** Begin **

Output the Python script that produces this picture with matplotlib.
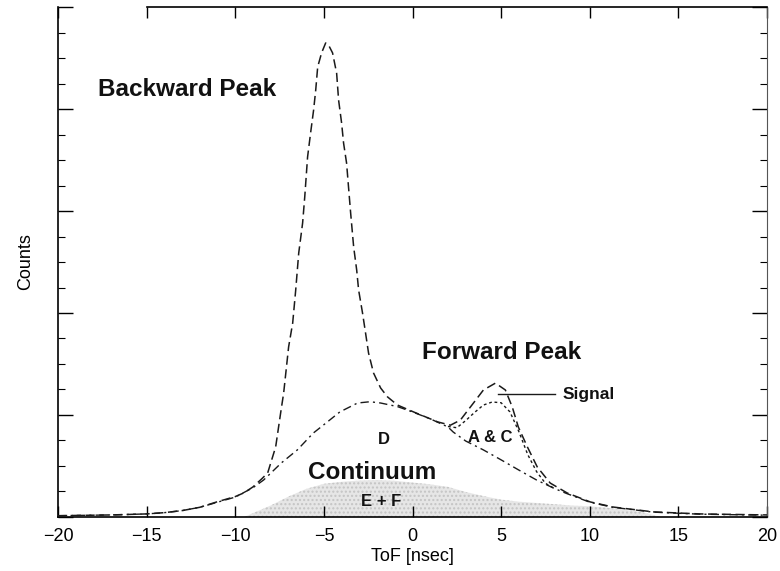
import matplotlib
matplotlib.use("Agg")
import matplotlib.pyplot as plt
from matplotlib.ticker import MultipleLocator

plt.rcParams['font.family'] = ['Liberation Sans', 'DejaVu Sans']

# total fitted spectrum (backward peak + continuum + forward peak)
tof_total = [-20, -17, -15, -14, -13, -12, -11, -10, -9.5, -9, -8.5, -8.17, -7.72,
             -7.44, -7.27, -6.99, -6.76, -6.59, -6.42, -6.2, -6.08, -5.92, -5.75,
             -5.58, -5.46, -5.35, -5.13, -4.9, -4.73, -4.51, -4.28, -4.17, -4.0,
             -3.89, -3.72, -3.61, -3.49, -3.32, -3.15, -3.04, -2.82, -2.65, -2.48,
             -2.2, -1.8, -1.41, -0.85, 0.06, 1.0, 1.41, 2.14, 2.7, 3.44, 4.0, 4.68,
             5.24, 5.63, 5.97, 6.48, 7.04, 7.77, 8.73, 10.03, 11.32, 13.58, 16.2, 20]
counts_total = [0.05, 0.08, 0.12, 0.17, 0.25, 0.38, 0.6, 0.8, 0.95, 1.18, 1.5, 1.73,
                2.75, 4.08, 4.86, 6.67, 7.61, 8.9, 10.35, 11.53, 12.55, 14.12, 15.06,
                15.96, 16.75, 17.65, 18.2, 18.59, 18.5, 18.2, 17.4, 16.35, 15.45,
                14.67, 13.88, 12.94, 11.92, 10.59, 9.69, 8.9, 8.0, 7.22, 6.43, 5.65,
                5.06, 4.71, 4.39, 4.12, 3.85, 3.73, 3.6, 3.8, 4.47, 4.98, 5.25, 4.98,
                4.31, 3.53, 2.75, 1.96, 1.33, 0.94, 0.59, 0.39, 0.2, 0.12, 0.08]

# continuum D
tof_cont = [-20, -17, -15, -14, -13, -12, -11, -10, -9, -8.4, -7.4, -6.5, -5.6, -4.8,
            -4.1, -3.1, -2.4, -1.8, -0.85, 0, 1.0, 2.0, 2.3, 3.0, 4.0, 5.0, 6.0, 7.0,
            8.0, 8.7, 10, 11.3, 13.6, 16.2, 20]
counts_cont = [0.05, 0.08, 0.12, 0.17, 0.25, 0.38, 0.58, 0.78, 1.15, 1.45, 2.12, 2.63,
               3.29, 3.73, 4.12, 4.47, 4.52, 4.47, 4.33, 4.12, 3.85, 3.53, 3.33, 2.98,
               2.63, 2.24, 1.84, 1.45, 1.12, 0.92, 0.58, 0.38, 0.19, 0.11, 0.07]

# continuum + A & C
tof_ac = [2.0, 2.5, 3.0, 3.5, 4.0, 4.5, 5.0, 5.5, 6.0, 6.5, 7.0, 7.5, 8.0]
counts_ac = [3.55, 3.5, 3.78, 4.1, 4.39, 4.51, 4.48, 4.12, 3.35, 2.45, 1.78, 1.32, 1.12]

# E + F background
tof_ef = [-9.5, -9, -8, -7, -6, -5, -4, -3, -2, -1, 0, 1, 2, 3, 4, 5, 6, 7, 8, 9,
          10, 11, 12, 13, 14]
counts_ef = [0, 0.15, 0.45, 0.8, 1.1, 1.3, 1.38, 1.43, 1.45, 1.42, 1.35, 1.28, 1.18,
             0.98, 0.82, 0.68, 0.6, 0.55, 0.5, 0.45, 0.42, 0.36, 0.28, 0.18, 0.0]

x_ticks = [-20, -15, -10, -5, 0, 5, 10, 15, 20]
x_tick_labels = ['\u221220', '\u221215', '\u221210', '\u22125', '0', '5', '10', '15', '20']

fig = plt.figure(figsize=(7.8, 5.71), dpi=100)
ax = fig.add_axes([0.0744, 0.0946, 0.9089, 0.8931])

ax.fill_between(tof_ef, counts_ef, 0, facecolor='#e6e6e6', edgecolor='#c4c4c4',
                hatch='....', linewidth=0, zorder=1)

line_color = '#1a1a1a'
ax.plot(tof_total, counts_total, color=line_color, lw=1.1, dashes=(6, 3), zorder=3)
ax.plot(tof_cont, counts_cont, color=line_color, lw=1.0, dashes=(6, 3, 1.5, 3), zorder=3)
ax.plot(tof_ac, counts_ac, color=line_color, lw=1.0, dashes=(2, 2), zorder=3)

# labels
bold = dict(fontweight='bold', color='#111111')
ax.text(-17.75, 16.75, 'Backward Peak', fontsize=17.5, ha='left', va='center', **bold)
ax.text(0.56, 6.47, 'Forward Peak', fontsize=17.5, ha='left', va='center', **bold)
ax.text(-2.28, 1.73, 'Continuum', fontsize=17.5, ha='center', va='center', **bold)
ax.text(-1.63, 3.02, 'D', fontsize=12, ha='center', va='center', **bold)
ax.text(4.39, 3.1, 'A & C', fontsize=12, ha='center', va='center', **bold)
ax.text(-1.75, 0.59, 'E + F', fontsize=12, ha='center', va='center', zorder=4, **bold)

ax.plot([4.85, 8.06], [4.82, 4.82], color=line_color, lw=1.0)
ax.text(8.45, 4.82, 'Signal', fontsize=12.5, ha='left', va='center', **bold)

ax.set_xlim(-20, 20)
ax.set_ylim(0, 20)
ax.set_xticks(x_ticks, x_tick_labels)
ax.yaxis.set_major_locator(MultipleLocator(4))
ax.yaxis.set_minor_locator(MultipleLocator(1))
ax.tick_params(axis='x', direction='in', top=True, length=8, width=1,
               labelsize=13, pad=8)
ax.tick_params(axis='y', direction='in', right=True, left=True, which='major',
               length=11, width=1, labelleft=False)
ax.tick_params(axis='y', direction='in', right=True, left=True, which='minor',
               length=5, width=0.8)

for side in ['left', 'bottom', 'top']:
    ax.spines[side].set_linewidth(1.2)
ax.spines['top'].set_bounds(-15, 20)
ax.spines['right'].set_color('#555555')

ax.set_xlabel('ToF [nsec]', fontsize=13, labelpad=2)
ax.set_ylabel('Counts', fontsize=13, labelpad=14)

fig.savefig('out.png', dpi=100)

** End **

» **Job**: Leave out the pictures. Transcribe only the lines above, from the first through the one that contains "plt.rcParams['font.family'] = ['Liberation".

» **Full response**:
Output the Python script that produces this picture with matplotlib.
import matplotlib
matplotlib.use("Agg")
import matplotlib.pyplot as plt
from matplotlib.ticker import MultipleLocator

plt.rcParams['font.family'] = ['Liberation Sans', 'DejaVu Sans']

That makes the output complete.